Um diese Möglichkeiten ausschöpfen zu können, muss sich nicht nur das eigene Rollenverständnis der Beschaffung ändern, sondern gegebenenfalls auch ihre Stellung und das Ansehen innerhalb der gesamten Verwaltung – weg von der reinen Bestellabwicklung hin zu einem strategischen Partner für die Bedarfsträger. Dies ist u.a. auch eine Forderung aus der Studie, der nach unserer Beobachtung immer mehr Kommunen in der Form nachkommen, dass sie Zentrale Vergabestellen u.a. als vergaberechtliche „Know-how-Träger“ etablieren.
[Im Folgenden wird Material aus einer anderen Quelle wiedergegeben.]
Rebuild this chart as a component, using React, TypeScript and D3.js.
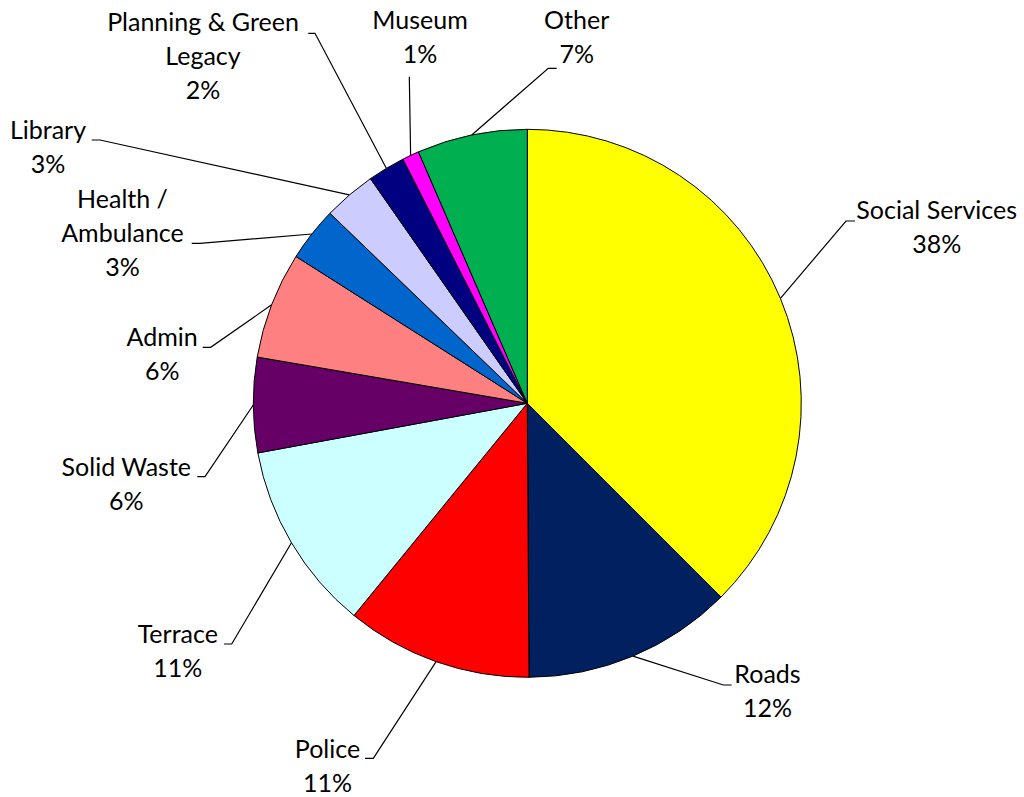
import React from "react";
import * as d3 from "d3";

// ---- data ----
const categories = [
  "Social Services",
  "Roads",
  "Police",
  "Terrace",
  "Solid Waste",
  "Admin",
  "Health / Ambulance",
  "Library",
  "Planning & Green Legacy",
  "Museum",
  "Other",
];
const values = [37.5, 12.4, 11.0, 11.2, 5.6, 6.3, 3.2, 3.1, 2.2, 1.0, 6.5];
// label line breaks (as the reference wraps them)
const labelLines = [
  ["Social Services"],
  ["Roads"],
  ["Police"],
  ["Terrace"],
  ["Solid Waste"],
  ["Admin"],
  ["Health /", "Ambulance"],
  ["Library"],
  ["Planning & Green", "Legacy"],
  ["Museum"],
  ["Other"],
];

// ---- styles / layout ----
const colors = [
  "#FFFF00",
  "#002060",
  "#FF0000",
  "#CCFFFF",
  "#660066",
  "#FF8080",
  "#0066CC",
  "#CCCCFF",
  "#000080",
  "#FF00FF",
  "#00B050",
];
// label placement: text centre x, first baseline y, elbow (x at text side, x at leader side, y)
const labelLayout = [
  { cx: 936.7, by: 219, ex1: 855, ex2: 846, ey: 221 },
  { cx: 767.5, by: 683.3, ex1: 731.7, ex2: 723.3, ey: 685 },
  { cx: 327.5, by: 758.3, ex1: 365, ex2: 373.3, ey: 758.3 },
  { cx: 177.8, by: 642.7, ex1: 224, ex2: 231.7, ey: 644 },
  { cx: 126.3, by: 476, ex1: 197.3, ex2: 205, ey: 476.7 },
  { cx: 162.2, by: 346, ex1: 202.7, ex2: 210.7, ey: 347.3 },
  { cx: 122.5, by: 208.3, ex1: 191.7, ex2: 200, ey: 243.3 },
  { cx: 48, by: 139.3, ex1: 91.7, ex2: 100, ey: 140 },
  { cx: 203, by: 30.5, ex1: 308.3, ex2: 315, ey: 33.3 },
  { cx: 420, by: 29.3, ex1: 409.3, ex2: 409.3, ey: 76.7 },
  { cx: 576.7, by: 29.3, ex1: 556.7, ex2: 548.3, ey: 68.3 },
];

const W = 1024;
const H = 797;
const CX = 527.3;
const CY = 403.3;
const R = 274;
const LINE_H = 34;
const FONT = "Lato, 'Open Sans', sans-serif";
const FONT_SIZE = 25;

export default function App() {
  const total = d3.sum(values);
  const pie = d3
    .pie<number>()
    .sort(null)
    .value((d) => d)
    .startAngle(0)
    .endAngle(2 * Math.PI);
  const arcs = pie(values);
  const arcGen = d3.arc<d3.PieArcDatum<number>>().innerRadius(0).outerRadius(R);

  return (
    <svg
      width={W}
      height={H}
      style={{ position: "absolute", left: 0, top: 0, display: "block", background: "#fff" }}
    >
      <g transform={`translate(${CX},${CY})`}>
        {arcs.map((a, i) => (
          <path
            key={categories[i]}
            d={arcGen(a) || ""}
            fill={colors[i]}
            stroke="#000"
            strokeWidth={1}
            strokeLinejoin="round"
          />
        ))}
      </g>
      {arcs.map((a, i) => {
        const mid = (a.startAngle + a.endAngle) / 2;
        const px = CX + R * Math.sin(mid);
        const py = CY - R * Math.cos(mid);
        const L = labelLayout[i];
        const pts: [number, number][] = [
          [L.ex1, L.ey],
          [L.ex2, L.ey],
          [px, py],
        ];
        const line = d3.line()(pts) || "";
        const pct = Math.round((values[i] * 100) / total + 1e-9) + "%";
        const lines = [...labelLines[i], pct];
        return (
          <g key={"lbl" + i}>
            <path d={line} fill="none" stroke="#000" strokeWidth={1.2} />
            <text
              x={L.cx}
              y={L.by}
              textAnchor="middle"
              fontFamily={FONT}
              fontSize={FONT_SIZE}
              fill="#000"
            >
              {lines.map((t, j) => (
                <tspan key={j} x={L.cx} y={L.by + j * LINE_H}>
                  {t}
                </tspan>
              ))}
            </text>
          </g>
        );
      })}
    </svg>
  );
}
Aus unserer Sicht werfen sowohl die Ursprungsuntersuchung aus 2013 als auch die anschließende Follow-up-Studie viele interessante und z.T. auch neue Aspekte auf, die in diesem Umfang nicht erwartbar waren. Eine empfehlenswerte Lektüre somit für alle, die sich im Umfeld der Kommunalen Beschaffung mit dem Thema „Nachhaltigkeit“ auseinandersetzen.